Crag: Clogwyn y Grochan, Nant Peris
Routes: Brant Direct (HVS 5a:sec), Slape p.2 (VS 5a:sec), Spectre (HVS 4c,5a,5a:led p.1), Kaisergebirge Wall (HVS 5b:sec)
Very conscious of the forthcoming mountain marathon, so I was happy to be passenger for most of this short day. Some drizzle and low cloud as I followed Vic up the splendid Brant Direct. Cold hands didn't help, as this route packs a lot of climbing into one short pitch up a striking corner groove line. It is quite sustained although never especially hard: just really satisfying climbing, benchmark HVS and surprisingly elegant if you get the bridging right and use the odd hand jam. Steep throughout, but with sharp little holds on the walls of the groove just where you need them. We also did the second pitch of Slape, a thin crack which leads to an awkward, steep move to gain a diagonal flake with little for the feet. Strenuous moves left gain huge holds and a mantel finish. I then led the first pitch of the classic Spectre as the sun came out (briefly). A tricky start up a steep crack, pinch grips and small footholds, leads to a better hold on the left slab. Some nice moves up the continuation crack gain flakes, then a ledge further right leading to easy climbing up slabs to the base of the obvious groove.

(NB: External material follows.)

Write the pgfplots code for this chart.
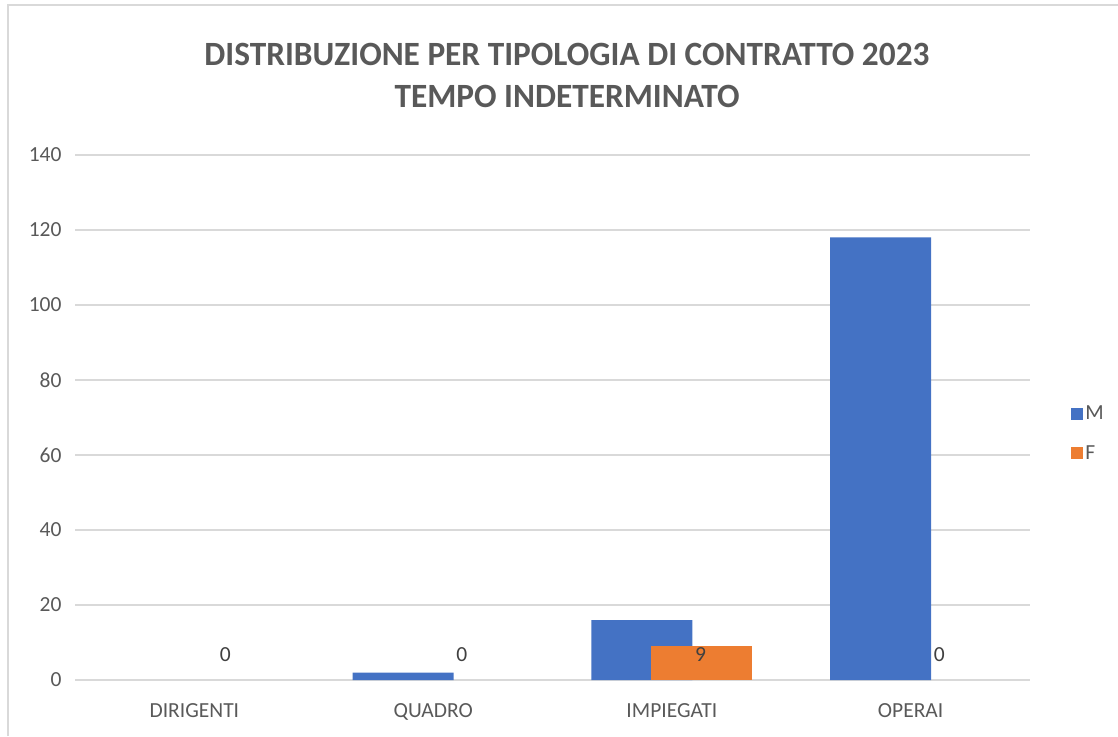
\documentclass[border=0pt]{standalone}
\usepackage{pgfplots}
\pgfplotsset{compat=1.18}
\usepackage{fontspec}
\setmainfont{Carlito}
\definecolor{mblue}{HTML}{4472C4}
\definecolor{forange}{HTML}{ED7D31}
\definecolor{txtgray}{HTML}{595959}
\definecolor{gridgray}{HTML}{D9D9D9}
\begin{document}
\begin{tikzpicture}
\useasboundingbox (0,0) rectangle (1118pt,736pt);
\draw[gridgray, line width=2pt] (8pt,0) -- (8pt,731pt) -- (1118pt,731pt);
\node[txtgray, font=\fontsize{34}{40}\selectfont\bfseries] at (567pt,682pt) {\scalebox{0.98}[1]{DISTRIBUZIONE PER TIPOLOGIA DI CONTRATTO 2023}};
\node[txtgray, font=\fontsize{34}{40}\selectfont\bfseries] at (567pt,640pt) {\scalebox{0.98}[1]{TEMPO INDETERMINATO}};
\begin{axis}[
  at={(75pt,56pt)}, anchor=south west,
  scale only axis, width=955pt, height=525pt,
  xmin=-0.5, xmax=3.5, ymin=0, ymax=140,
  ytick={0,20,...,140},
  xtick={0,1,2,3},
  xticklabels={DIRIGENTI,QUADRO,IMPIEGATI,OPERAI},
  /pgf/number format/assume math mode=true,
  ticklabel style={font=\fontsize{21.5}{24}\selectfont, text=txtgray},
  yticklabel style={xshift=-10pt},
  xticklabel style={yshift=-20pt},
  axis line style={draw=none},
  major tick length=0pt,
  ymajorgrids, grid style={gridgray, line width=1.6pt},
  extra y ticks={0}, extra y tick labels={},
  extra y tick style={grid style={gridgray, line width=2pt}},
  ybar, bar width=0.423,
  legend style={draw=none, fill=none, at={(1.04,0.47)}, anchor=west, font=\fontsize{21.5}{24}\selectfont, text=txtgray, row sep=20pt, /tikz/every even column/.append style={column sep=3pt}},
  legend cell align=left,
  legend image code/.code={\fill[#1] (0pt,-6pt) rectangle (12pt,6pt);},
]
\addplot[fill=mblue, draw=none, bar shift=-0.126] coordinates {(1,2) (2,16) (3,118)};
\addlegendentry{M}
\addplot[fill=forange, draw=none, bar shift=0.126] coordinates {(2,9)};
\addlegendentry{F}
\addplot[draw=none, only marks, mark=none, forget plot, bar shift=0pt, nodes near coords, point meta=explicit symbolic,
  every node near coord/.append style={anchor=center, text=black!75, font=\fontsize{21.5}{24}\selectfont}]
  coordinates {(0.13,6.7)[0] (1.12,6.7)[0] (2.12,6.7)[9] (3.12,6.7)[0]};
\end{axis}
\end{tikzpicture}
\end{document}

This gives a superb pitch, one of the best HVS pitches in Snowdonia, nicely sustained at the standard and in a great position, which becomes quite exposed and a tad more delicate as you leave the splendid groove to negotiate the small overhang. Satisfying climbing: steep and juggy. After a romp across a slab, the final pitch is what gives the route its 'character'. A fierce 30ft crack, rather polished, in which a committing layback leads strenuously up to a widening of the crack which becomes a niche into which you must insert yourself for a hands-off but uncomfortable rest. The crack doesn't relent in steepness, but does provide some good fist-jams to pull out of the niche. Kaisergerbirge Wall was a ludicrously appropriate finale, as I will be in the real Kaisergerbirge this time next week! It gives a splendid pitch and a welcome contrast from all the steepness on this crag. An easy but long and satisfying rising traverse - lovely climbing - gains a platform in an exposed position. Then comes the crux, supposedly 5b, but which felt more like VS 4c (as did the whole route) to me. Possibly reach-dependent. The steep groove has nice little holds for the feet and good positive small jugs throughout - an excellent route but by far the easiest of the day.